Teen Boy got his score first: an eight out of a possible twelve. The grader gave him some good advice for improving his score and signed her message “Huggles to you.” Not bad, I assured him magnanimously. Not bad at all—for a beginner. I worried that when my perfect twelve arrived it might cripple him to the point that he’d never use the alphabet again. I decided I’d pretend to have scored a nine, ten at the most.

My thespian skills were never tested. I got my score. We tied. A flat eight. I didn’t even rate any “Huggles.”

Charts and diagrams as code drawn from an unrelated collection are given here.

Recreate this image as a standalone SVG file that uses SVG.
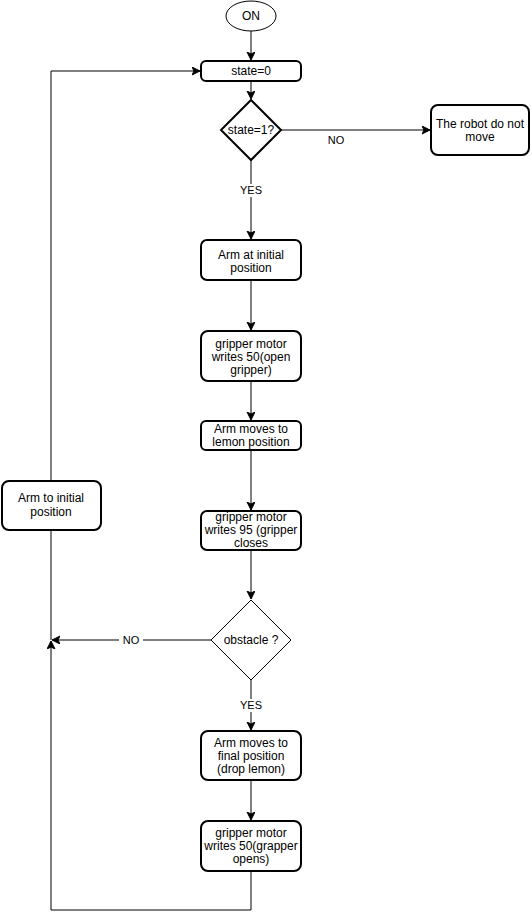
<svg xmlns="http://www.w3.org/2000/svg" width="532" height="919" viewBox="0 0 532 919">
<style>
.n{fill:#fff;stroke:#000;stroke-width:2}
.thin{fill:#fff;stroke:#000;stroke-width:1}
.t{font-family:"Liberation Sans",Arial,sans-serif;font-size:12px;fill:#000;text-anchor:middle}
.l{font-family:"Liberation Sans",Arial,sans-serif;font-size:11px;fill:#000;text-anchor:middle}
.c{fill:none;stroke:#000;stroke-width:1}
</style>
<defs>
<marker id="a" markerUnits="userSpaceOnUse" markerWidth="10" markerHeight="10" viewBox="0 0 10 10" refX="8" refY="4" orient="auto">
<path d="M0,0 L8,4 L0,8 L2,4 z" fill="#000" stroke="#000" stroke-width="1"/>
</marker>
</defs>
<rect width="532" height="919" fill="#fff"/>
<g id="connectors">
<path class="c" d="M251,31 V60" marker-end="url(#a)"/>
<path class="c" d="M251,81 V99" marker-end="url(#a)"/>
<path class="c" d="M281,130 H430" marker-end="url(#a)"/>
<path class="c" d="M251,160 V239" marker-end="url(#a)"/>
<path class="c" d="M251,280 V330" marker-end="url(#a)"/>
<path class="c" d="M251,381 V420" marker-end="url(#a)"/>
<path class="c" d="M251,450 V510" marker-end="url(#a)"/>
<path class="c" d="M251,550 V599" marker-end="url(#a)"/>
<path class="c" d="M211,640 H52" marker-end="url(#a)"/>
<path class="c" d="M251,680 V730" marker-end="url(#a)"/>
<path class="c" d="M251,780 V820" marker-end="url(#a)"/>
<path class="c" d="M251,871 V910 H51 V641" marker-end="url(#a)"/>
<path class="c" d="M51,640 V530"/>
<path class="c" d="M51,481 V71 H200" marker-end="url(#a)"/>
<text class="l" x="336" y="144">NO</text>
<rect x="238" y="184" width="26" height="13" fill="#fff"/>
<text class="l" x="251" y="194">YES</text>
<rect x="119" y="634" width="24" height="13" fill="#fff"/>
<text class="l" x="131" y="644">NO</text>
<rect x="238" y="699" width="26" height="13" fill="#fff"/>
<text class="l" x="251" y="709">YES</text>
</g>
<g id="on"><ellipse class="thin" cx="251" cy="16" rx="25" ry="15"/><text class="t" x="251" y="20">ON</text></g>
<g id="state0"><rect class="n" x="201" y="61" width="100" height="20" rx="5"/><text class="t" x="251" y="75">state=0</text></g>
<g id="state1"><path class="n" d="M251,100 L281,130 L251,160 L221,130 Z"/><text class="t" x="251" y="134">state=1?</text></g>
<g id="robot"><rect class="n" x="431" y="105" width="98" height="50" rx="7"/><text class="t" x="480" y="128">The robot do not</text><text class="t" x="480" y="141">move</text></g>
<g id="arminit"><rect class="n" x="201" y="240" width="100" height="40" rx="6"/><text class="t" x="251" y="259">Arm at initial</text><text class="t" x="251" y="272">position</text></g>
<g id="grip1"><rect class="n" x="201" y="331" width="100" height="50" rx="7"/><text class="t" x="251" y="348">gripper motor</text><text class="t" x="251" y="361">writes 50(open</text><text class="t" x="251" y="374">gripper)</text></g>
<g id="armlemon"><rect class="n" x="201" y="421" width="100" height="29" rx="5"/><text class="t" x="251" y="433">Arm moves to</text><text class="t" x="251" y="446">lemon position</text></g>
<g id="grip2"><rect class="n" x="201" y="511" width="100" height="39" rx="6"/><text class="t" x="251" y="521">gripper motor</text><text class="t" x="251" y="534">writes 95 (gripper</text><text class="t" x="251" y="547">closes</text></g>
<g id="obstacle"><path class="thin" d="M251,600 L291,640 L251,680 L211,640 Z"/><text class="t" x="251" y="644">obstacle ?</text></g>
<g id="armfinal"><rect class="n" x="201" y="731" width="100" height="49" rx="7"/><text class="t" x="251" y="747">Arm moves to</text><text class="t" x="251" y="760">final position</text><text class="t" x="251" y="773">(drop lemon)</text></g>
<g id="grip3"><rect class="n" x="201" y="821" width="100" height="50" rx="7"/><text class="t" x="251" y="837">gripper motor</text><text class="t" x="251" y="850">writes 50(grapper</text><text class="t" x="251" y="863">opens)</text></g>
<g id="armtoinit"><rect class="n" x="2" y="481" width="99" height="49" rx="7"/><text class="t" x="51" y="502">Arm to initial</text><text class="t" x="51" y="516">position</text></g>
</svg>
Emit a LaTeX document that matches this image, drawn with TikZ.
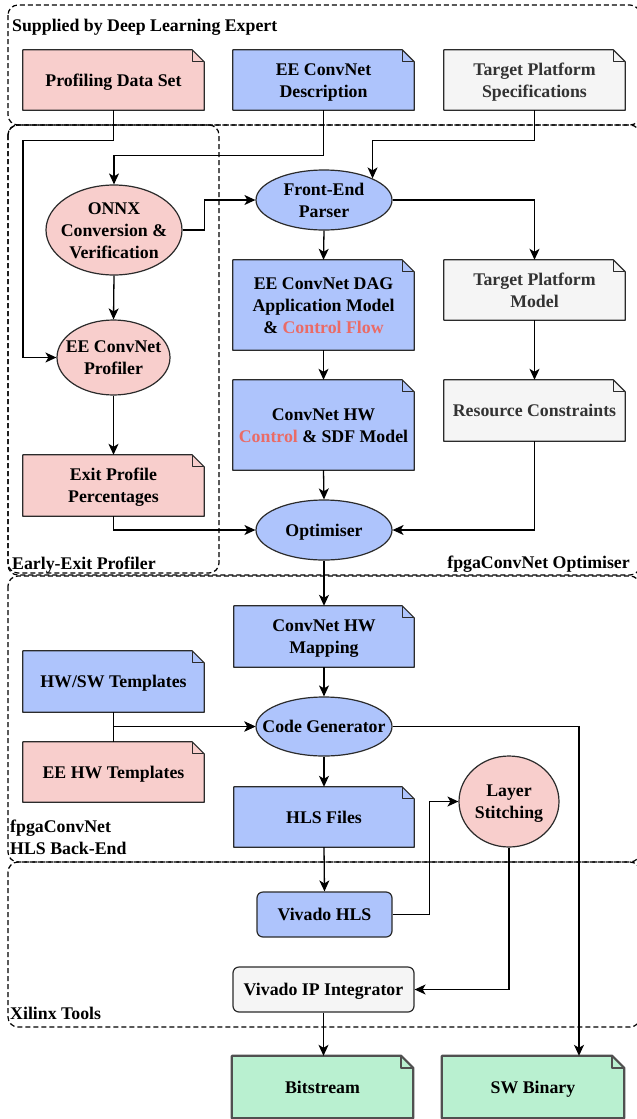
\documentclass[tikz,border=0pt]{standalone}
\usepackage{fontspec}
\setmainfont{Liberation Serif}
\usetikzlibrary{shapes.geometric,arrows.meta}

\pgfdeclarelayer{paper}
\pgfdeclarelayer{notes}
\pgfsetlayers{paper,notes,main}

\definecolor{pinkfill}{HTML}{F8CECC}
\definecolor{bluefill}{HTML}{AEC4FC}
\definecolor{greyfill}{HTML}{F5F5F5}
\definecolor{greenfill}{HTML}{B9F0D0}
\definecolor{greytext}{HTML}{333333}
\definecolor{ctrl}{HTML}{EA6B66}
\definecolor{edge}{HTML}{2B2B2B}
\definecolor{greenedge}{HTML}{505050}

% uniform line box so every text line is centred on its line height
\newcommand\lnstrut{\rule[-5pt]{0pt}{22pt}}

\tikzset{
  base/.style={font=\fontsize{17.8}{22}\selectfont\bfseries, align=center, inner sep=0pt},
  notebox/.style={base, minimum width=181pt, minimum height=60pt},
  ellbox/.style={ellipse, draw=edge, line width=1.2pt, inner sep=0pt},
  roundbox/.style={base, rectangle, rounded corners=6pt, draw=edge, line width=1.2pt},
  conn/.style={draw=black, line width=1.3pt, -{Stealth[length=11pt,width=10pt,inset=3pt]}},
  cont/.style={draw=black, line width=1.2pt, dash pattern=on 5pt off 3pt, rounded corners=10pt},
  contlabel/.style={base, inner sep=0pt},
}

% folded-corner document outline behind a named node
\newcommand\foldoutline[4]{% node, fill, stroke, stroke width
  \begin{pgfonlayer}{notes}
    \filldraw[draw=#3, fill=#2, line width=#4, line join=round]
      (#1.north west) -- ([xshift=-12pt]#1.north east) -- ([yshift=-12pt]#1.north east)
      -- (#1.south east) -- (#1.south west) -- cycle;
    \draw[draw=#3, line width=#4, line join=round]
      ([xshift=-12pt]#1.north east) -- ([xshift=-12pt,yshift=-12pt]#1.north east)
      -- ([yshift=-12pt]#1.north east);
  \end{pgfonlayer}}
\newcommand\notefold[2]{\foldoutline{#1}{#2}{edge}{1.2pt}}
\newcommand\greenfold[1]{\foldoutline{#1}{greenfill}{greenedge}{2.2pt}}

\begin{document}
\begin{tikzpicture}[x=1pt, y=-1pt]
\clip (0,0) rectangle (637,1119);
\begin{pgfonlayer}{paper}
  \fill[white] (0,0) rectangle (637,1119);
\end{pgfonlayer}

% ---- grouping frames ----
\draw[cont] (8,5) rectangle (640,125);
\draw[cont] (8,125) rectangle (640,575);
\draw[cont] (8,125) rectangle (219,573);
\draw[cont] (8,576) rectangle (640,862);
\draw[cont] (8,862) rectangle (640,1027);

\node[contlabel, anchor=west] (lblsup) at (12,25) {\lnstrut Supplied by Deep Learning Expert};
\node[contlabel, anchor=west] (lblee) at (12,563) {\lnstrut Early-Exit Profiler};
\node[contlabel, anchor=east] (lblopt) at (630,562) {\lnstrut fpgaConvNet Optimiser};
\node[contlabel, anchor=west, align=left] (lblhls) at (10,837) {\lnstrut fpgaConvNet\\\lnstrut HLS Back-End};
\node[contlabel, anchor=west] (lblxil) at (10,1013) {\lnstrut Xilinx Tools};

% ---- inputs ----
\node[notebox] (pds) at (113.5,80) {\lnstrut Profiling Data Set};
\notefold{pds}{pinkfill}
\node[notebox] (eed) at (323.5,80) {\lnstrut EE ConvNet\\\lnstrut Description};
\notefold{eed}{bluefill}
\node[notebox, text=greytext] (tps) at (534.5,80) {\lnstrut Target Platform\\\lnstrut Specifications};
\notefold{tps}{greyfill}

% ---- early-exit profiler ----
\node[ellbox, fill=pinkfill, minimum width=136pt, minimum height=90pt] (onnx) at (114,230) {};
\node[base] (onnxT) at (onnx) {\lnstrut ONNX\\\lnstrut Conversion \&\\\lnstrut Verification};
\node[ellbox, fill=pinkfill, minimum width=113pt, minimum height=75pt] (prof) at (113.5,357.5) {};
\node[base] (profT) at (prof) {\lnstrut EE ConvNet\\\lnstrut Profiler};
\node[notebox, minimum height=61pt] (epp) at (113.5,485.5) {\lnstrut Exit Profile\\\lnstrut Percentages};
\notefold{epp}{pinkfill}

% ---- optimiser ----
\node[ellbox, fill=bluefill, minimum width=136pt, minimum height=60pt] (fep) at (324,200) {};
\node[base] (fepT) at (fep) {\lnstrut Front-End\\\lnstrut Parser};
\node[notebox, minimum height=90pt] (dag) at (323.5,305) {\lnstrut EE ConvNet DAG\\\lnstrut Application Model\\\lnstrut\& \textcolor{ctrl}{Control Flow}};
\notefold{dag}{bluefill}
\node[notebox, minimum height=90pt] (chw) at (323.5,425) {\lnstrut ConvNet HW\\\lnstrut\textcolor{ctrl}{Control} \& SDF Model};
\notefold{chw}{bluefill}
\node[ellbox, fill=bluefill, minimum width=136pt, minimum height=60pt] (opt) at (324,530) {};
\node[base] (optT) at (opt) {\lnstrut Optimiser};
\node[notebox, text=greytext] (tpm) at (534.5,290) {\lnstrut Target Platform\\\lnstrut Model};
\notefold{tpm}{greyfill}
\node[notebox, text=greytext, minimum height=61pt] (rc) at (534.5,410.5) {\lnstrut Resource Constraints};
\notefold{rc}{greyfill}

% ---- HLS back-end ----
\node[notebox, minimum width=180pt, minimum height=61pt] (map) at (324,636.5) {\lnstrut ConvNet HW\\\lnstrut Mapping};
\notefold{map}{bluefill}
\node[notebox, minimum height=61pt] (hwsw) at (113.5,681.5) {\lnstrut HW/SW Templates};
\notefold{hwsw}{bluefill}
\node[notebox] (eehw) at (113.5,772) {\lnstrut EE HW Templates};
\notefold{eehw}{pinkfill}
\node[ellbox, fill=bluefill, minimum width=136pt, minimum height=59pt] (cg) at (324,726.5) {};
\node[base] (cgT) at (cg) {\lnstrut Code Generator};
\node[notebox, minimum width=180pt] (hls) at (324,817) {\lnstrut HLS Files};
\notefold{hls}{bluefill}
\node[ellbox, fill=pinkfill, minimum width=100pt, minimum height=91pt] (ls) at (509,801.5) {};
\node[base] (lsT) at (ls) {\lnstrut Layer\\\lnstrut Stitching};

% ---- Xilinx tools ----
\node[roundbox, fill=bluefill, minimum width=135pt, minimum height=45pt] (vhls) at (324.5,914.5) {\lnstrut Vivado HLS};
\node[roundbox, fill=greyfill, minimum width=181pt, minimum height=45pt] (vip) at (323.5,989.5) {\lnstrut Vivado IP Integrator};

% ---- outputs ----
\node[notebox, minimum height=62pt] (bit) at (322.5,1087) {\lnstrut Bitstream};
\greenfold{bit}
\node[notebox, minimum width=182pt, minimum height=62pt] (swb) at (533,1087) {\lnstrut SW Binary};
\greenfold{swb}

% ---- connectors ----
\draw[conn] (pds.south) -- ++(0,30) -| (23,357.5) -- (prof.west);
\draw[conn] (eed.south) -- ++(0,45) -| (onnx.north);
\draw[conn] (tps.south) -- ++(0,30) -| (fep.24);
\draw[conn] (onnx.east) -- ++(22,0) |- (fep.west);
\draw[conn] (fep.south) -- (dag.north);
\draw[conn] (fep.east) -| (tpm.north);
\draw[conn] (dag.south) -- (chw.north);
\draw[conn] (chw.south) -- (opt.north);
\draw[conn] (onnx.south) -- (prof.north);
\draw[conn] (prof.south) -- (epp.north);
\draw[conn] (epp.south) |- (opt.west);
\draw[conn] (tpm.south) -- (rc.north);
\draw[conn] (rc.south) |- (opt.east);
\draw[conn] (opt.south) -- (map.north);
\draw[conn] (map.south) -- (cg.north);
\draw[conn] (hwsw.south) |- (cg.west);
\draw[conn] (eehw.north) |- (cg.west);
\draw[conn] (cg.south) -- (hls.north);
\draw[conn] (cg.east) -| ([xshift=46pt]swb.north);
\draw[conn] (hls.south) -- (vhls.north);
\draw[conn] (vhls.east) -- ++(37,0) |- (ls.west);
\draw[conn] (ls.south) |- (vip.east);
\draw[conn] (vip.south) -- (vip.south |- bit.north);
\end{tikzpicture}
\end{document}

“Haras,” my clearly deluded grader wrote me. “You have a good start.” Good freaking start !? I’m in the third decade of my career!  “But you need to communicate more clearly and make and articulate judgments.”  It was probably a mistake to care what some punk kid who couldn’t even use spell-check had to say about my writing, yet I did. He ended with a few more comments that all added up to: Nice try. I hope you’re good in math. Although the Forestry Service might be a good option. Maybe a fire watcher up in one of those tall towers where you won’t be contaminating literate society by communicating your inarticulate judgments.

“So, Mom, what’d you make?”

“Writing is a vastly overrated skill. We should stick with the basics. Cave painting and beating laundry on a rock. And laser tag. Wanna go play laser tag? You know the rules: extra points for severed toes.”